Everything from the first line of the data through the line with "return (x - ML) / pw" is to be echoed exactly, minus the pictures.

.....

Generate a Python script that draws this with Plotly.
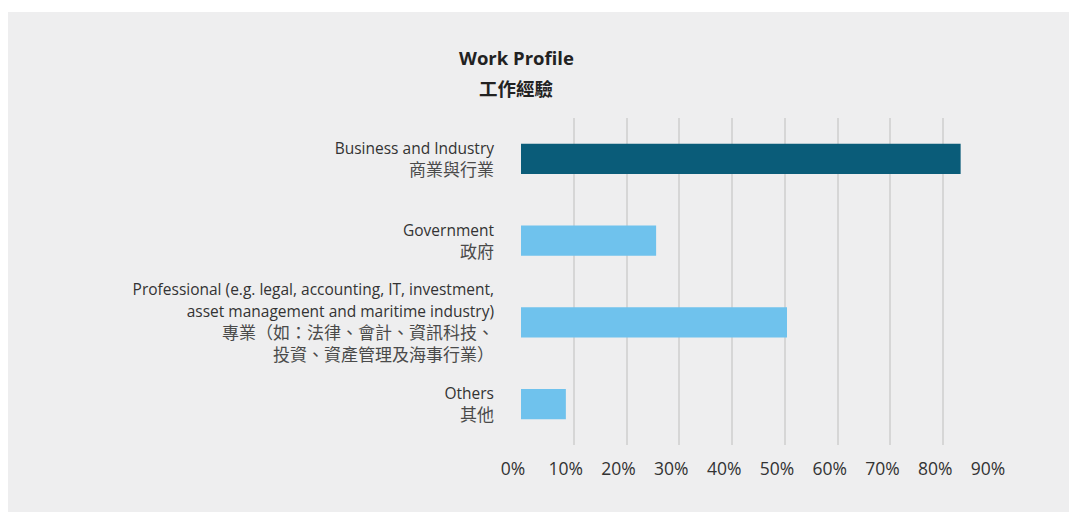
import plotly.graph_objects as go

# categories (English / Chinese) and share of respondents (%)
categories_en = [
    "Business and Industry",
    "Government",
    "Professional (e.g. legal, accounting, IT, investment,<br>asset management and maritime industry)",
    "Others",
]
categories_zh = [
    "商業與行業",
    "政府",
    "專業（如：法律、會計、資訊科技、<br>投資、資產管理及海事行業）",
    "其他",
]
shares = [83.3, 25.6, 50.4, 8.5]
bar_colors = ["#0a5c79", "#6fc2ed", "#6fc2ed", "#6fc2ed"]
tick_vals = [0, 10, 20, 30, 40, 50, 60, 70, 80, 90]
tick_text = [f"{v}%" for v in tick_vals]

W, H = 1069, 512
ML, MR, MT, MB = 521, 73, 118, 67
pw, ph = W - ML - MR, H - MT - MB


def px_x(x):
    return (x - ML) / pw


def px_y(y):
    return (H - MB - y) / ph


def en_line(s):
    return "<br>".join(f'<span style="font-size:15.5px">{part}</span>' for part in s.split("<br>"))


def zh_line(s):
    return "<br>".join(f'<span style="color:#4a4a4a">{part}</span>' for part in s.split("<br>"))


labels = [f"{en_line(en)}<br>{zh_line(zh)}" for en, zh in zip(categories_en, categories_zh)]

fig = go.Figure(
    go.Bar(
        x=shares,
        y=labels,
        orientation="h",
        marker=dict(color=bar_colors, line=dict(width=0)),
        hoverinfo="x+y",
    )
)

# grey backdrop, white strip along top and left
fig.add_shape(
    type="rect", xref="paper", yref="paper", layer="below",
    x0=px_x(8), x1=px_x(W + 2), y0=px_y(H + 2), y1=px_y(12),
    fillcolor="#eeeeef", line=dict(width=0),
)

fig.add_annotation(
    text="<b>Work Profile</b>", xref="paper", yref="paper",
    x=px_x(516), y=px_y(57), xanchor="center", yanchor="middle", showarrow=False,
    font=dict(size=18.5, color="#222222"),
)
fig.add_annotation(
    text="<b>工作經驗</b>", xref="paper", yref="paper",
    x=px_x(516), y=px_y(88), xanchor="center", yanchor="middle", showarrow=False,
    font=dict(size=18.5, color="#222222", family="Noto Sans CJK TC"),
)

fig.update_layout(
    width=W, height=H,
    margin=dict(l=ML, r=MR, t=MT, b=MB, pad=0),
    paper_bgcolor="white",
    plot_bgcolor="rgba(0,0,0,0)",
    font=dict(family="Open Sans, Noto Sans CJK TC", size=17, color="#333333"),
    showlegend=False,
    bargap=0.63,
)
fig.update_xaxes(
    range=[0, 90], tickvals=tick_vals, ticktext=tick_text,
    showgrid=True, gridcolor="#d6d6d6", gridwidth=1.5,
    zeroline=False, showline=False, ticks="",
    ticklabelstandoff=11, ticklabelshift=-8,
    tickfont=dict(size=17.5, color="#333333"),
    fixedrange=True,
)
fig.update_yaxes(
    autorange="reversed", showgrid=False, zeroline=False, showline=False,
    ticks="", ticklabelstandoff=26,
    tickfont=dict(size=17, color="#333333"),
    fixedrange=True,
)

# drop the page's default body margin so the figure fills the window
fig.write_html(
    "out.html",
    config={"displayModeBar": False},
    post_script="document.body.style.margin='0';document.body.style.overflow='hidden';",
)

.....

▶ RESULT FOR THIS TASK:
Generate a Python script that draws this with Plotly.
import plotly.graph_objects as go

# categories (English / Chinese) and share of respondents (%)
categories_en = [
    "Business and Industry",
    "Government",
    "Professional (e.g. legal, accounting, IT, investment,<br>asset management and maritime industry)",
    "Others",
]
categories_zh = [
    "商業與行業",
    "政府",
    "專業（如：法律、會計、資訊科技、<br>投資、資產管理及海事行業）",
    "其他",
]
shares = [83.3, 25.6, 50.4, 8.5]
bar_colors = ["#0a5c79", "#6fc2ed", "#6fc2ed", "#6fc2ed"]
tick_vals = [0, 10, 20, 30, 40, 50, 60, 70, 80, 90]
tick_text = [f"{v}%" for v in tick_vals]

W, H = 1069, 512
ML, MR, MT, MB = 521, 73, 118, 67
pw, ph = W - ML - MR, H - MT - MB


def px_x(x):
    return (x - ML) / pw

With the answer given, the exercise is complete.